-- start DATASET RECORDS --

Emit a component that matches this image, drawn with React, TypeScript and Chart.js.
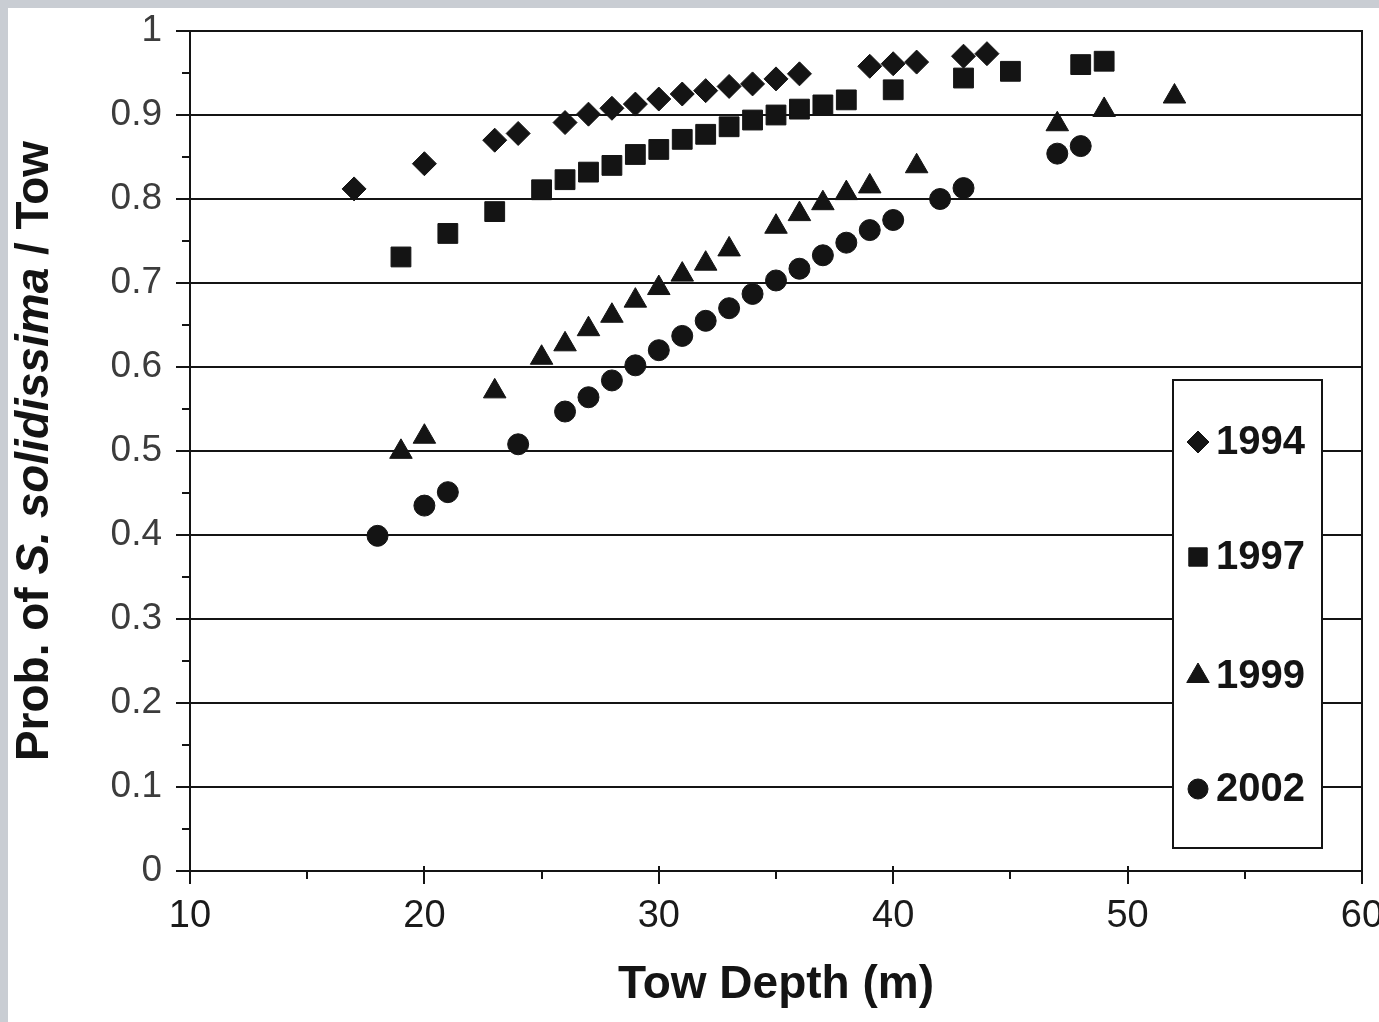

-- end DATASET RECORDS --
-- start DATASET RECORDS --

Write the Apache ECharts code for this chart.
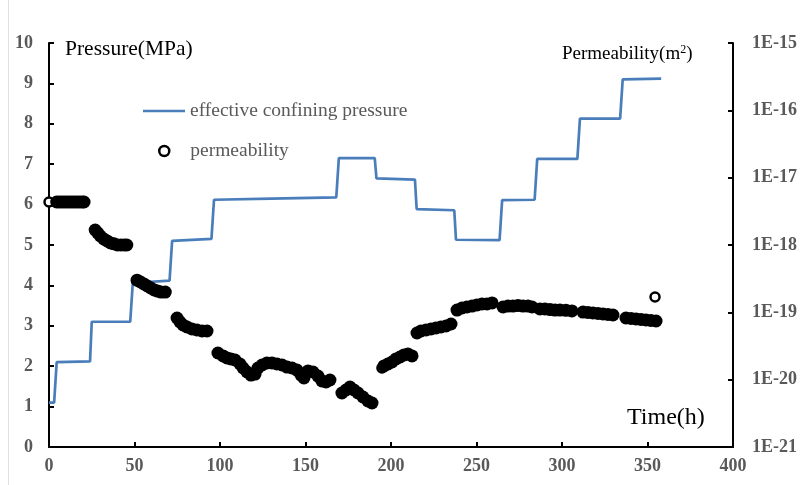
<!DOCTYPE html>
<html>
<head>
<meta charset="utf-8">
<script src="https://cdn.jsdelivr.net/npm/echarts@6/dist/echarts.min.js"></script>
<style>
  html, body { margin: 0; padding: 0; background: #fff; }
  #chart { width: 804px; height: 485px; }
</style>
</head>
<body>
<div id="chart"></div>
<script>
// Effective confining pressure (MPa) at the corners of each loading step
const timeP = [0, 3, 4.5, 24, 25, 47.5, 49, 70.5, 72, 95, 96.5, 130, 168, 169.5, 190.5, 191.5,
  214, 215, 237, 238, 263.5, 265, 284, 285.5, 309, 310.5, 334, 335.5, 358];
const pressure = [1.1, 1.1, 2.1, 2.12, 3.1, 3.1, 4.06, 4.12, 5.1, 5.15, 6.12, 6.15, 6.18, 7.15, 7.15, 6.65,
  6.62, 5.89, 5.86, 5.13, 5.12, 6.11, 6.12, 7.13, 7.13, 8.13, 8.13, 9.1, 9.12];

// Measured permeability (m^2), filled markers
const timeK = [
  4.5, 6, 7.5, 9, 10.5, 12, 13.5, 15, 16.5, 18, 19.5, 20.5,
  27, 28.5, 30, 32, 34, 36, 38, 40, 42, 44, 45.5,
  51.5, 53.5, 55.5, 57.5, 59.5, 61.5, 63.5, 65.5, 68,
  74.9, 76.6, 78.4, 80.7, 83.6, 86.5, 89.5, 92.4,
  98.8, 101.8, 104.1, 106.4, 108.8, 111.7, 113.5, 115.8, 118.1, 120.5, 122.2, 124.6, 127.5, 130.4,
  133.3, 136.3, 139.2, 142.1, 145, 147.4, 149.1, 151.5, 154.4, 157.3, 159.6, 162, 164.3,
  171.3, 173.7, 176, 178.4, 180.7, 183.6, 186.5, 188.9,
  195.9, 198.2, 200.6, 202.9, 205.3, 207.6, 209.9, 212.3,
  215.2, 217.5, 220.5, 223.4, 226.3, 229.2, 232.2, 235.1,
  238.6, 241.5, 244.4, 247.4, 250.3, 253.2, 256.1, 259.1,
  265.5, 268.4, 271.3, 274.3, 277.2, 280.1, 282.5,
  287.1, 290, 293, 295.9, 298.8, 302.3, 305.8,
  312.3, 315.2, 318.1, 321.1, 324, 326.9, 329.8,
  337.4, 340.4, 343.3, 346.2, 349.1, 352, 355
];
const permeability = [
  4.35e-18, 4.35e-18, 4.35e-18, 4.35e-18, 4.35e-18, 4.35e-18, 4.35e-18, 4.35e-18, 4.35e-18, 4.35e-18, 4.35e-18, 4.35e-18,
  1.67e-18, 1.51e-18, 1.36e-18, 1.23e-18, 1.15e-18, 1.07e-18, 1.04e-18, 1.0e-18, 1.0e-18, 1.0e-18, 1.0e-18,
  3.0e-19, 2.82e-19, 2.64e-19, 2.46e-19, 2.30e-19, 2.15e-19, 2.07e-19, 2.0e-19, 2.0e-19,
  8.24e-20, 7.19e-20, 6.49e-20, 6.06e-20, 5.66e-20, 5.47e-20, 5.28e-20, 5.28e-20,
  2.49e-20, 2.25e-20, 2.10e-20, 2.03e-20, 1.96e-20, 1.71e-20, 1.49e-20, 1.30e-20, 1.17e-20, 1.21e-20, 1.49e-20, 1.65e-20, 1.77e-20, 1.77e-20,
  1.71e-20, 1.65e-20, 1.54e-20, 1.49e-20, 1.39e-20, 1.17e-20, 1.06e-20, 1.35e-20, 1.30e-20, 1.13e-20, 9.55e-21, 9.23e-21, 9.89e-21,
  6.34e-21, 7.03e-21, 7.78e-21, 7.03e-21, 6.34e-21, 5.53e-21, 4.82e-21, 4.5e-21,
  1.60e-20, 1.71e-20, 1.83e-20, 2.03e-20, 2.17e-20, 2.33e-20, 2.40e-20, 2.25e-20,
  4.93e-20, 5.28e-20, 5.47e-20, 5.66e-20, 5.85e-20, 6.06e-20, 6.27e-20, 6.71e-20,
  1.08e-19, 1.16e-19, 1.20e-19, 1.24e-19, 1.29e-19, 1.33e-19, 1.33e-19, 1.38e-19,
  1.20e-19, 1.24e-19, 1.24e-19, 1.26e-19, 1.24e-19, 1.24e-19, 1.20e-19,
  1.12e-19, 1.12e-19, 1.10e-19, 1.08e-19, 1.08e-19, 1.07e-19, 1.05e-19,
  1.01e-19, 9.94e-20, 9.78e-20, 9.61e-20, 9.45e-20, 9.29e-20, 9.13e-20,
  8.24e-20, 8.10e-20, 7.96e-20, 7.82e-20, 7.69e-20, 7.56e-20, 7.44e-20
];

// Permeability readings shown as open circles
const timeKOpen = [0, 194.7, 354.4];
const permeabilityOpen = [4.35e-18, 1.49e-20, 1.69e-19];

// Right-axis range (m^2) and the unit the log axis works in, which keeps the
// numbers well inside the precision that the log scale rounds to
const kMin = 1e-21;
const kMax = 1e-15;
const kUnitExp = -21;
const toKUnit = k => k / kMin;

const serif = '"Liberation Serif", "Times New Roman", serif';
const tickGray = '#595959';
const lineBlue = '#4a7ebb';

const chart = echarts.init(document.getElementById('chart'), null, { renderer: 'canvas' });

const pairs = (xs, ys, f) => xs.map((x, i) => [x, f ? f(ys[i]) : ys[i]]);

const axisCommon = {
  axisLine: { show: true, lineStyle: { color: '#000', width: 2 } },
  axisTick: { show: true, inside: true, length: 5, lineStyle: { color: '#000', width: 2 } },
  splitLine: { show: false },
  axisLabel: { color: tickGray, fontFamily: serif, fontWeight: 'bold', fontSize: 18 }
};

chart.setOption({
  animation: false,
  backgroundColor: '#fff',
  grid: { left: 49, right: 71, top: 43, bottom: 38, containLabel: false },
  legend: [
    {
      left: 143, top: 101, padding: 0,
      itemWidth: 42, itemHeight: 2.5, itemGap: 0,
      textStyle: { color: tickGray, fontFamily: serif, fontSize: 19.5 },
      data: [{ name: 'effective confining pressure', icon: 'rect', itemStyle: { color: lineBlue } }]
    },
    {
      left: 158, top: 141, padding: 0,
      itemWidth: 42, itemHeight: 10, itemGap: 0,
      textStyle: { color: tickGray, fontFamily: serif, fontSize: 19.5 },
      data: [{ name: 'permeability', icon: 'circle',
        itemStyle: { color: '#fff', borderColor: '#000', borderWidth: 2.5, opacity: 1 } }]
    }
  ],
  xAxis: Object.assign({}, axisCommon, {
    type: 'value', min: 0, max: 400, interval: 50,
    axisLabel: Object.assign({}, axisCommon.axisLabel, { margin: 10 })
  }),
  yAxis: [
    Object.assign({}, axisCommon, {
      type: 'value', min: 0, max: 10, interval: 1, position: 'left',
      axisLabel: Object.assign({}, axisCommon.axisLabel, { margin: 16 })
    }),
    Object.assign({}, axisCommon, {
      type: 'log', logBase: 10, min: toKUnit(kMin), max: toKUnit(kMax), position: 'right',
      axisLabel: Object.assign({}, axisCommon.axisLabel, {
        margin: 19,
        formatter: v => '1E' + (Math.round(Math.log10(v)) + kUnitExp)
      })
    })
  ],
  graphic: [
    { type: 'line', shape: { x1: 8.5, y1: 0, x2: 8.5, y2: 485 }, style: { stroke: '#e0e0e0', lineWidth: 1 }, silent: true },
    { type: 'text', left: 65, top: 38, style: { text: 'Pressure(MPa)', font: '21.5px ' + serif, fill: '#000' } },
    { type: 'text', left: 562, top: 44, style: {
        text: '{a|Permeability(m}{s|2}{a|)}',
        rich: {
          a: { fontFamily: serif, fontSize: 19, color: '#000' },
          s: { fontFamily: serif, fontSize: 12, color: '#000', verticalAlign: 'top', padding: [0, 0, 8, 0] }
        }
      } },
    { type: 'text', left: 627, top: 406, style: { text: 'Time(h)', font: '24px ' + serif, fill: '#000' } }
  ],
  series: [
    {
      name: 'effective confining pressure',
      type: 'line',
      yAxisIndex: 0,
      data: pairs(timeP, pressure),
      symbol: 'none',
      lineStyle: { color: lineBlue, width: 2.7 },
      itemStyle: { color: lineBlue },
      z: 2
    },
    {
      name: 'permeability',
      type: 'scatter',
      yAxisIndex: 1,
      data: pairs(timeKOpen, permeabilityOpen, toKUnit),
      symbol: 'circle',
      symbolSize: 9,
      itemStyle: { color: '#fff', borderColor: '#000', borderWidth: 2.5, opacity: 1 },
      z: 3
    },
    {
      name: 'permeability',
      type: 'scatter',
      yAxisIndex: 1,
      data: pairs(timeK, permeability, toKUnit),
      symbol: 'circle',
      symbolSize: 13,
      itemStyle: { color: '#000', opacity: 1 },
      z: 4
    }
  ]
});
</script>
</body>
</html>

-- end DATASET RECORDS --

:: TASK PROMPT ::
Every line from the one containing "Write the Apache ECharts code for this chart." through the one containing "8.13, 9.1, 9.12];" should be quoted exactly, and no other lines; keep pictures out of the copy.

:: OUTPUT BELOW ::
Write the Apache ECharts code for this chart.
<!DOCTYPE html>
<html>
<head>
<meta charset="utf-8">
<script src="https://cdn.jsdelivr.net/npm/echarts@6/dist/echarts.min.js"></script>
<style>
  html, body { margin: 0; padding: 0; background: #fff; }
  #chart { width: 804px; height: 485px; }
</style>
</head>
<body>
<div id="chart"></div>
<script>
// Effective confining pressure (MPa) at the corners of each loading step
const timeP = [0, 3, 4.5, 24, 25, 47.5, 49, 70.5, 72, 95, 96.5, 130, 168, 169.5, 190.5, 191.5,
  214, 215, 237, 238, 263.5, 265, 284, 285.5, 309, 310.5, 334, 335.5, 358];
const pressure = [1.1, 1.1, 2.1, 2.12, 3.1, 3.1, 4.06, 4.12, 5.1, 5.15, 6.12, 6.15, 6.18, 7.15, 7.15, 6.65,
  6.62, 5.89, 5.86, 5.13, 5.12, 6.11, 6.12, 7.13, 7.13, 8.13, 8.13, 9.1, 9.12];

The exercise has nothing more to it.